REVIEW: Keeley Forsyth – Limbs

Limbs begins so quietly you have to check it’s playing. You may even fall into the trap of turning the volume up extra loud to make sure you’ve not missed it. I say trap, but listening loud does ‘Fires’ a big favour. Almost straight away it’s clear that on Limbs, Keeley’s second album, there is a big step up vocally and lyrically, in instrumentation and in production.

I first became aware of Keeley’s music, as many others did, with the ‘wow’ moment hearing single ‘Start Again’ for the first time a couple of years ago. Limbs doesn’t have a song with the same ‘wow’ moment, and is instead more consistent in quality throughout, peppering the tracks with many smaller wows.

For someone who turned to music following an earlier acting career, it’s clear she’s really taking it seriously now. Not that she wasn’t before. But as I say this album is a big step up without being over the top. It builds on her established sound and elevates it to new levels of brilliance.

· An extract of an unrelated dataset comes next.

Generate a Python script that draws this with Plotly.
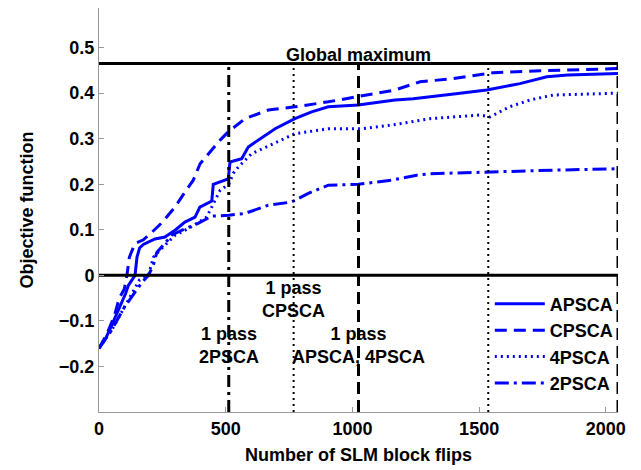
import plotly.graph_objects as go

# ---- data ----
ap_x = [0, 25, 50, 70, 90, 105, 116, 130, 142, 150, 160, 175, 221, 260, 300, 339, 379, 398, 445, 451,
        510, 517, 563, 589, 629, 695, 773, 839, 905, 1023, 1168, 1240, 1400, 1530, 1661, 1767, 1850, 2048]
ap_y = [-0.16, -0.14, -0.11, -0.085, -0.06, -0.04, -0.022, -0.01, 0.0, 0.04, 0.06, 0.068, 0.08, 0.084,
        0.099, 0.117, 0.128, 0.15, 0.163, 0.2, 0.212, 0.249, 0.256, 0.282, 0.297, 0.322, 0.344, 0.359,
        0.37, 0.374, 0.385, 0.388, 0.398, 0.407, 0.421, 0.436, 0.44, 0.443]

cp_x = [0, 30, 60, 80, 100, 110, 120, 142, 175, 200, 247, 300, 339, 372, 399, 438, 478, 510, 576, 668,
        773, 905, 1023, 1168, 1267, 1398, 1556, 1740, 2048]
cp_y = [-0.16, -0.13, -0.09, -0.05, -0.03, 0.0, 0.04, 0.07, 0.078, 0.09, 0.115, 0.15, 0.183, 0.209,
        0.245, 0.271, 0.297, 0.315, 0.344, 0.363, 0.37, 0.381, 0.392, 0.407, 0.425, 0.432, 0.445, 0.449, 0.454]

f4_x = [0, 50, 100, 130, 160, 195, 215, 247, 300, 360, 425, 478, 512, 530, 550, 602, 695, 773, 905,
        1037, 1155, 1306, 1504, 1543, 1620, 1701, 1793, 2048]
f4_y = [-0.16, -0.12, -0.07, -0.04, -0.01, 0.0, 0.04, 0.059, 0.088, 0.105, 0.128, 0.187, 0.2, 0.224,
        0.238, 0.267, 0.29, 0.311, 0.322, 0.322, 0.33, 0.344, 0.352, 0.348, 0.37, 0.385, 0.396, 0.4]

f2_x = [0, 50, 100, 140, 170, 195, 214, 228, 287, 326, 391, 445, 512, 576, 668, 760, 826, 905, 1023,
        1155, 1254, 1306, 1530, 1793, 2048]
f2_y = [-0.16, -0.12, -0.07, -0.04, -0.015, 0.0, 0.022, 0.05, 0.088, 0.099, 0.114, 0.13, 0.132, 0.136,
        0.154, 0.161, 0.18, 0.198, 0.2, 0.209, 0.22, 0.223, 0.227, 0.231, 0.234]

series_names = ["APSCA", "CPSCA", "4PSCA", "2PSCA"]

global_max = 0.465
zero_level = 0.0
x_full = [0, 2048]
pass_x = [512, 768, 1024, 1536, 2048]
y_min = -0.3
y_max = 0.587

x_ticks = [0, 500, 1000, 1500, 2000]
y_ticks = [-0.2, -0.1, 0, 0.1, 0.2, 0.3, 0.4, 0.5]
y_tick_text = ["\u22120.2", "\u22120.1", "0", "0.1", "0.2", "0.3", "0.4", "0.5"]

BLUE = "#0000FF"
FONT = dict(family="Liberation Sans, Arial, sans-serif", size=18, color="black", weight="bold")

fig = go.Figure()
styles = ["solid", "12px,7px", "2px,4px", "14px,5px,3px,5px"]
for name, xs, ys, dsh in zip(series_names, [ap_x, cp_x, f4_x, f2_x], [ap_y, cp_y, f4_y, f2_y], styles):
    fig.add_trace(go.Scatter(x=xs, y=ys, mode="lines", name=name,
                             line=dict(color=BLUE, width=3, dash=dsh)))

# horizontal reference lines
for yv in [zero_level, global_max]:
    fig.add_trace(go.Scatter(x=x_full, y=[yv, yv], mode="lines", showlegend=False,
                             line=dict(color="black", width=3), hoverinfo="skip"))

# vertical pass lines
v_styles = [("12px,5px,3px,5px", 3), ("2px,4px", 2), ("12px,6px", 3), ("2px,4px", 2), ("12px,6px", 3)]
for xv, (dsh, w) in zip(pass_x, v_styles):
    fig.add_trace(go.Scatter(x=[xv, xv], y=[y_min, global_max], mode="lines", showlegend=False,
                             line=dict(color="black", width=w, dash=dsh), hoverinfo="skip"))

fig.add_annotation(x=1024, y=global_max, text="Global maximum", showarrow=False,
                   yanchor="bottom", yshift=-3, font=FONT)
fig.add_annotation(x=768, y=-0.054, text="1 pass<br>CPSCA", showarrow=False, font=FONT)
fig.add_annotation(x=512, y=-0.154, text="1 pass<br>2PSCA", showarrow=False, font=FONT)
fig.add_annotation(x=1024, y=-0.154, text="1 pass<br>APSCA, 4PSCA", showarrow=False, font=FONT)

axis_common = dict(showgrid=False, zeroline=False, showline=True, linecolor="#999999", linewidth=1,
                   ticks="inside", ticklen=5, tickcolor="#999999", tickfont=FONT, mirror=False)

fig.update_layout(
    width=641, height=470,
    margin=dict(l=99, r=23, t=8, b=58),
    paper_bgcolor="white", plot_bgcolor="white",
    font=FONT,
    xaxis=dict(range=[0, 2048], tickvals=x_ticks,
               title=dict(text="Number of SLM block flips", font=FONT, standoff=10), **axis_common),
    yaxis=dict(range=[y_min, y_max], tickvals=y_ticks, ticktext=y_tick_text,
               title=dict(text="Objective function", font=FONT, standoff=20), **axis_common),
    legend=dict(x=0.753, y=0.313, xanchor="left", yanchor="top", bgcolor="rgba(0,0,0,0)",
                font=FONT, itemwidth=50, tracegroupgap=0),
    showlegend=True,
)

fig.write_html("out.html")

Keeley doesn’t do long albums. Debris, her first, had just eight tracks, as does Limbs. Only this time they’re packed into a terse 26 minutes. Yet these aren’t songs as we know them. They’re more like a series of short pieces of performance art with synths, strings, piano, harmonium, and only hints of a beat. Take the album’s title track as an example – I’m not expert enough to even begin to describe how some of these sounds are made, but they way they are layered for dynamic effect is masterful. Coupled with the aesthetic of the artwork and videos, these tiny pieces of art make up a cohesive whole. I’ve not seen her live and it’s got me wondering if she will stay ‘in character’, as it were, throughout the gig, or whether she would let us glimpse the ‘real’ Keeley with a crack of a smile.

The whole experience is dramatic, as you might expect from a former actor, and even disconcerting. Keeley, in her musician character, presents a haunted figure. From the industrial ghosts of ‘Wash’ to the insidious and ominously slow clockwork of ‘Silence’. She uses her vocals to great effect here too: vibrato in the higher register, throaty whispered notes two octaves below and spoken passages: ‘I advance in all directions / skin becomes divorced from air’. It’s like a creeping frost, chilling you before a gust of wind hits, exacerbates, and then gently recedes. We’ve been conditioned by how music is used in films to expect a shock in moments like this. But this is no horror, and the effect achieved is far more unsettling. I can’t think of another artist making music this way and achieving something similar.

Despite the short running time of Limbs, there is room for warmth and immediacy here too. ‘I Stand Alone’, for example, brings to mind the sentimental melodies of early Elbow. It feels less experimental than Debris, more focused and purposeful as if there was an album in mind this time around rather than simply a collection of songs. Don’t get me wrong, I’m a big fan of Debris too, but Limbs is a class apart.

Keeley’s brand of haunted bleakness won’t be for everyone, but I love it, probably in spite of myself. And I’m so pleased she’s made another cracker of an album.